租税法の迷宮

とある税理士による租税法・税実務の勉強ノートです。

「解約返戻金のピークで保険を解約する」考え

先日お客様と打ち合わせをしていて「2年後に返戻率のピークが来る保険があるんだよねー。そこで解約して、それでどうしようか」といった話が出ました。そこで感じた素朴なことを書いてみたいと思います。

 

「みんなわかったうえでだよ」と突っ込まれそうな非常に素朴なことで、要は解約返戻金額や解約返戻率が一番高いところで解約するのが得というわけではないという話です。

 

例えば、毎年1,000千円の保険料を支払っていて、単純返戻率が次のようになっているとします。
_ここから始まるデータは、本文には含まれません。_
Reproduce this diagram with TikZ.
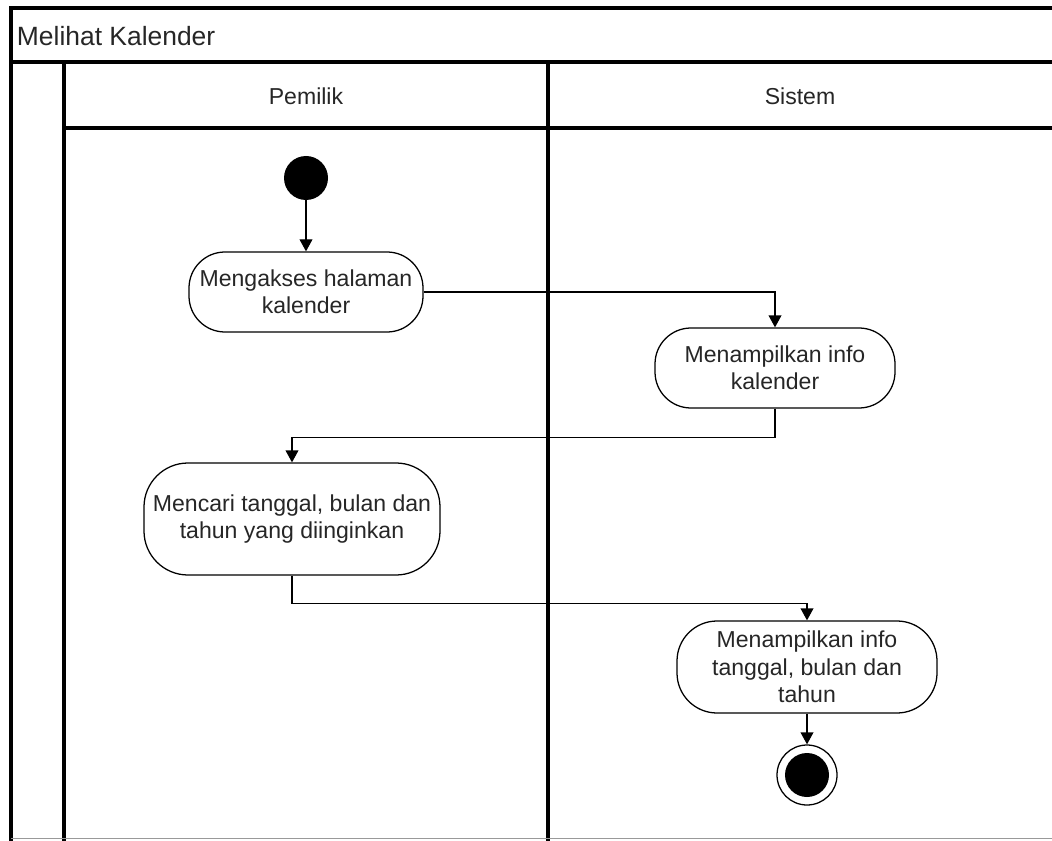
\documentclass[tikz,border=0pt]{standalone}
\usepackage{fontspec}
\setmainfont{Liberation Sans}
\usepackage{tikz}
\usetikzlibrary{arrows.meta, positioning}

\begin{document}
\begin{tikzpicture}[
  action/.style={rectangle, draw, line width=0.9pt, rounded corners=0.9cm, minimum height=2cm, align=center, font=\fontsize{16.4}{19.5}\selectfont, text=black!85},
  lane/.style={line width=3pt},
  flow/.style={-{Triangle[length=0.3cm, width=0.32cm]}, line width=0.9pt},
  initial/.style={circle, fill=black, minimum size=1.1cm, inner sep=0pt},
  final/.style={circle, draw, line width=0.9pt, fill=white, minimum size=1.5cm, inner sep=0pt, path picture={\fill[black] (path picture bounding box.center) circle (0.55cm);}}
]
  \useasboundingbox (0,0) rectangle (26.3,21);

  % swimlanes
  \draw[lane] (0.275,-0.2) -- (0.275,20.8) -- (26.6,20.8);
  \draw[lane] (0.275,19.45) -- (26.6,19.45);
  \draw[lane] (1.6,-0.2) -- (1.6,19.45);
  \draw[lane] (1.6,17.8) -- (26.6,17.8);
  \draw[lane] (13.7,-0.2) -- (13.7,19.45);
  \draw[black!40, line width=0.5pt] (0.275,0.03) -- (26.6,0.03);

  \node[anchor=west, font=\fontsize{18.8}{22}\selectfont, text=black!85] (judul) at (0.3,20.1) {Melihat Kalender};
  \node[font=\fontsize{16.4}{19.5}\selectfont, text=black!85] (pemilik) at (7.65,18.6) {Pemilik};
  \node[font=\fontsize{16.4}{19.5}\selectfont, text=black!85] (sistem) at (20,18.6) {Sistem};

  % activities
  \node[initial] (mulai) at (7.65,16.55) {};
  \node[action, minimum width=5.85cm] (akses) at (7.65,13.7) {Mengakses halaman\\kalender};
  \node[action, minimum width=6cm] (infokal) at (19.375,11.8) {Menampilkan info\\kalender};
  \node[action, minimum width=7.4cm, minimum height=2.8cm, rounded corners=1.1cm] (cari) at (7.3,8.025) {Mencari tanggal, bulan dan\\tahun yang diinginkan};
  \node[action, minimum width=6.5cm, minimum height=2.3cm, rounded corners=1cm] (infotgl) at (20.175,4.325) {Menampilkan info\\tanggal, bulan dan\\tahun};
  \node[final] (selesai) at (20.175,1.625) {};

  \draw[flow] (mulai) -- (akses);
  \draw[flow] (akses.east) -| (infokal.north);
  \draw[flow] (infokal.south) -- ++(0,-0.725) -| (cari.north);
  \draw[flow] (cari.south) -- ++(0,-0.7) -| (infotgl.north);
  \draw[flow] (infotgl) -- (selesai);
\end{tikzpicture}
\end{document}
X3期の返戻率が最も高く、その後はだんだん下がっていくというスケジュールです。

 

X1期 82% 累計支払額 5,000千円

X2期 83% 累計支払額 6,000千円

X3期 84% 累計支払額 7,000千円

X4期 83% 累計支払額 8,000千円

 

このときに「返戻率が一番高いところで解約するのが得である」と考える人がいるようです。
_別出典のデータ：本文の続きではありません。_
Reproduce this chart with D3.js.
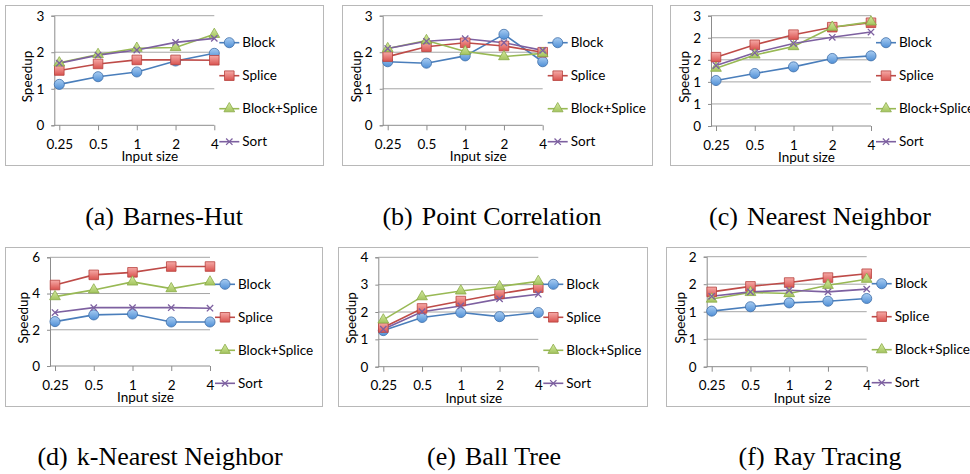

が、例えば返戻率が82%ということは、支払った額のうち18%は戻ってこないということです(負担をするのは保障を受けているのだから当然です)。そしてパーセンテージは上がったとしても累計の支払額は増え続けていきます。

累計支払額から解約返戻金を引いた「保険会社に支払ったまま戻ってこないお金(実質的な負担)」の情報を付け足すと下記になります。

 

X1期 82% 累計支払額 5,000千円 差引支払額900千円

X2期 83% 累計支払額 6,000千円 差引支払額1,020千円

X3期 84% 累計支払額 7,000千円 差引支払額1,120千円

X4期 83% 累計支払額 8,000千円 差引支払額1,360千円

 

結局、返戻率が上がっている間も保険のために消費する会社財産はどんどん増えていくわけです。もちろん返戻率の設定次第なので必ずそうなるとは言いませんが、保障サービスへの対価を負担することからすれば普通はそうなります。
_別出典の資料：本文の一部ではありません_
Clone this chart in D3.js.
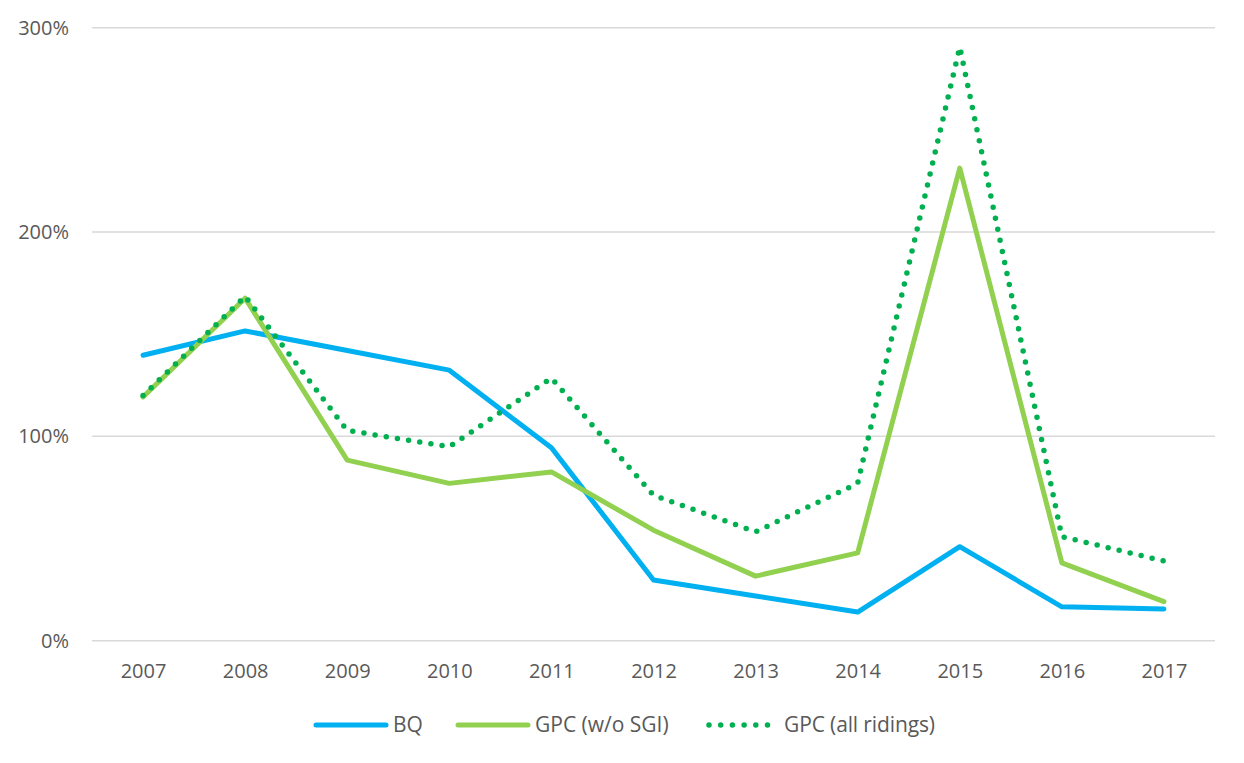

これは返戻「率」のピークではなく返戻「金額」のピークで考えても同じ問題が起きます。

 

結局、「もう保障は必要ないかなと思っている保険がある」のであれば、負担の累計額が増える前に解約してはという(繰り返し素朴な)お話でした。

多少資金繰りやタックスプランニングを加味するというところはあるかと思いますが、期末に無理やり経費を使う”節税”と同じで、不要なものは払わないに尽きる、保険には保障が必要な分だけ入ればいい、ということかと思います。